Dad sprang to his truck,

To the kids gave a whistle,

And away we all flew,

Like the down of a thistle.

And I heard Mother sigh

As we drove out of sight,

“I’ll be set for next year

If I start in tonight.”

My father, once he had raised up the Christmas tree, didn’t give much thought to holiday chores. His gifts depended on what shop was open the latest on Christmas Eve. If it was a sporting-goods store, we might get skates. If it was a department store, it could be a waffle iron or a bracelet. He stuck the gift into a brown paper sack, stapled it closed and taped a bow on.

Just once, the women I know would like that kind of Christmas. Wake up untroubled on Dec. 24 and say to yourself, “Huh, Christmas already.
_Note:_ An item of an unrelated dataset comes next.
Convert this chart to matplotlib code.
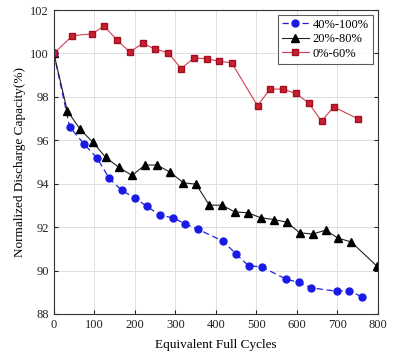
import matplotlib
matplotlib.use("Agg")
import matplotlib.pyplot as plt

# 40%-100%
x_a = [0, 39, 75, 107, 137, 168, 200, 230, 262, 295, 325, 355, 418, 450, 481, 513, 574, 605, 636, 698, 729, 760]
y_a = [100.0, 96.62, 95.82, 95.17, 94.24, 93.69, 93.34, 92.96, 92.54, 92.43, 92.14, 91.91, 91.35, 90.76, 90.22, 90.17, 89.6, 89.45, 89.2, 89.05, 89.08, 88.79]
# 20%-80%
x_b = [0, 33, 65, 97, 128, 161, 193, 225, 255, 287, 320, 351, 384, 415, 447, 479, 511, 543, 575, 607, 639, 671, 702, 734, 798]
y_b = [100.0, 97.37, 96.5, 95.9, 95.21, 94.75, 94.38, 94.86, 94.86, 94.53, 94.04, 93.98, 93.01, 93.01, 92.7, 92.66, 92.43, 92.35, 92.23, 91.74, 91.68, 91.86, 91.49, 91.32, 90.2]
# 0%-60%
x_c = [0, 46, 94, 124, 157, 188, 219, 251, 283, 314, 346, 377, 408, 439, 503, 534, 565, 597, 629, 661, 691, 752]
y_c = [100.0, 100.82, 100.9, 101.26, 100.6, 100.06, 100.47, 100.19, 100.03, 99.3, 99.79, 99.76, 99.64, 99.57, 97.59, 98.36, 98.36, 98.16, 97.73, 96.88, 97.54, 96.98]

labels = ["40%-100%", "20%-80%", "0%-60%"]
xticks = [0, 100, 200, 300, 400, 500, 600, 700, 800]
yticks = [88, 90, 92, 94, 96, 98, 100, 102]

plt.rcParams['font.family'] = ['Liberation Serif', 'DejaVu Serif']
plt.rcParams['font.size'] = 9

fig = plt.figure(figsize=(4.08, 3.58), dpi=100)
ax = fig.add_axes([0.132, 0.123, 0.794, 0.849])

ax.plot(x_a, y_a, color='#2020d8', linestyle=(0, (5, 3)), linewidth=0.9,
        marker='o', markersize=5, markerfacecolor='#1a1ae6', markeredgecolor='#1a1ae6', label=labels[0])
ax.plot(x_b, y_b, color='#222222', linestyle='-', linewidth=0.8,
        marker='^', markersize=5.5, markerfacecolor='black', markeredgecolor='black', label=labels[1])
ax.plot(x_c, y_c, color='#d04050', linestyle='-', linewidth=0.8,
        marker='s', markersize=4.5, markerfacecolor='#c8202f', markeredgecolor='#a01020', label=labels[2])

ax.set_xlim(0, 800)
ax.set_ylim(88, 102)
ax.set_xticks(xticks)
ax.set_yticks(yticks)
ax.grid(True, color='#e0e0e0', linewidth=0.7)
ax.set_axisbelow(True)
ax.tick_params(direction='in', length=3, top=False, right=True, labelsize=9, colors='#222222')
for s in ax.spines.values():
    s.set_linewidth(0.8)
    s.set_color('#333333')

ax.set_xlabel("Equivalent Full Cycles", fontsize=9.5, labelpad=6)
ax.set_ylabel("Normalized Discharge Capacity(%)", fontsize=9.5, labelpad=3)

leg = ax.legend(loc='upper right', fontsize=9, frameon=True, fancybox=False,
                edgecolor='#333333', borderpad=0.3, labelspacing=0.2,
                handlelength=2.2, handletextpad=0.3, borderaxespad=0.4)
leg.get_frame().set_linewidth(0.8)

fig.savefig("out.png", dpi=100)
Guess I better swing by the mall on the way home and pick up a few things.”

In some December yet to come, the Internet may make it so. The Genie of Hardware still inhabits computers, kin to the Muse of the Socket Wrench, the God of Power Tools. It remains only to persuade the fellows to fire up the mouse and become the masters of Cyber-December, ordering treats, dispatching electronic greeting cards, commanding gift-wrapped presents to be sent hither and thither.

Some things, though, you don’t want to give up, or need to. Since my father died, we have made sure that somewhere under the tree is a brown paper sack, stapled shut, with a red bow stuck on it.